Throughput optimization for cognitive radios under sensing uncertainty

The efficiency of a cognitive radio system depends critically on sensing reliability since post-sensing communication efficiency is subject to optimal resource allocation under this sensing uncertainty. In this paper, we develop online algorithms for maximizing throughput in a cognitive radio when the sensing outcome of the primary channel (available/unavailable) is not always reliable. We first develop a very efficient per-slot power allocation algorithm for a secondary user transmitting under total power constraints over a period of M time slots, assuming reliable sensing during each slot but with no look-ahead capability. Specifically, we show that it is always possible to achieve a transmission rate that is a constant fraction of the optimal transmission rate even with no apriori knowledge of the number of available slots. Our online power-allocation algorithm is 3.7-competitive, i.e the rate achieved by this algorithm is within a factor of 2.5/ln 2 <; 3.7 of the optimal rate that can be achieved by a genie-aided algorithm with full look-ahead knowledge of channel availability during the M slots. Then we analyze the impact of sensing errors on algorithm performance.

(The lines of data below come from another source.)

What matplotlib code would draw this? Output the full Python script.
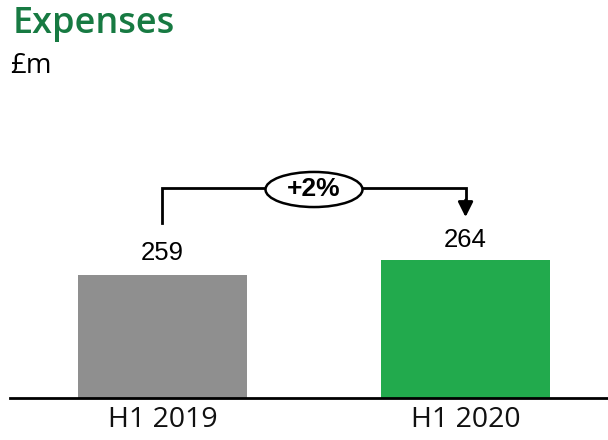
import matplotlib
matplotlib.use("Agg")
import matplotlib.pyplot as plt
from matplotlib.patches import Ellipse

categories = ["H1 2019", "H1 2020"]
values = [259, 264]
colors = ["#8F8F8F", "#22AA4D"]
change_label = "+2%"
title = "Expenses"
unit = "£m"

fig = plt.figure(figsize=(6.08, 4.40), dpi=100)
ax = fig.add_axes([10/608, 42/440, 1 - 10/608, 298/440])
x = list(range(len(categories)))
ax.bar(x, values, width=0.558, color=colors, zorder=2)
ax.set_ylim(218, 218 + 298/3)
ax.set_xlim(-0.503, 1.470)
ax.set_xticks(x)
ax.set_xticklabels(categories, fontfamily="Open Sans", fontsize=20.5, color="#111111")
ax.tick_params(axis="x", length=0, pad=6)
ax.set_yticks([])
for s in ["top", "right", "left"]:
    ax.spines[s].set_visible(False)
ax.spines["bottom"].set_linewidth(2)
ax.spines["bottom"].set_color("black")

# value labels
for xi, v, off in zip(x, values, [7.5, 6.7]):
    ax.text(xi, v + off, str(v), ha="center", va="center",
            fontfamily="Liberation Sans", fontsize=18.5, color="black")

# change connector
yc = 288.0
ax.plot([x[0], x[0], x[1], x[1]], [values[0] + 17.3, yc, yc, values[1] + 19.0],
        color="black", lw=2, solid_joinstyle="miter", zorder=3)
ax.annotate("", xy=(x[1], values[1] + 14.3), xytext=(x[1], values[1] + 20.0),
            arrowprops=dict(arrowstyle="-|>,head_length=0.9,head_width=0.45",
                            color="black", lw=2, shrinkA=0, shrinkB=0))
ell = Ellipse((0.5, yc - 0.5), 0.32, 11.7, facecolor="white", edgecolor="black",
              lw=1.8, zorder=4)
ax.add_patch(ell)
ax.text(0.5, yc - 0.3, change_label, ha="center", va="center", fontweight="bold",
        fontfamily="Liberation Sans", fontsize=19, zorder=5)

fig.text(13/608, 1 - 33/440, title, ha="left", va="baseline", fontfamily="Open Sans",
         fontweight="semibold", fontsize=26, color="#177A42")
fig.text(10/608, 1 - 73/440, unit, ha="left", va="baseline", fontfamily="Open Sans",
         fontsize=20, color="black")

fig.savefig("out.png", dpi=100)
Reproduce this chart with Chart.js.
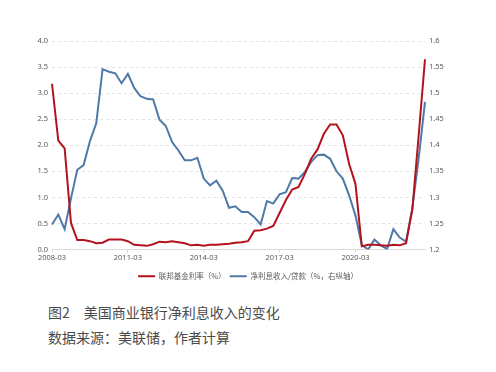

We show that the online algorithm is still constant-factor competitive with very high probability (≥ 1 - 1/M) even with sensing errors under the worst-possible input sequence, provided the number of good time slots is reasonably large as a function of M. However, when the number of good time slots is small (M⁰⁽¹⁾, for example √(M)), we show that no online algorithm can achieve a constant-factor competitive ratio.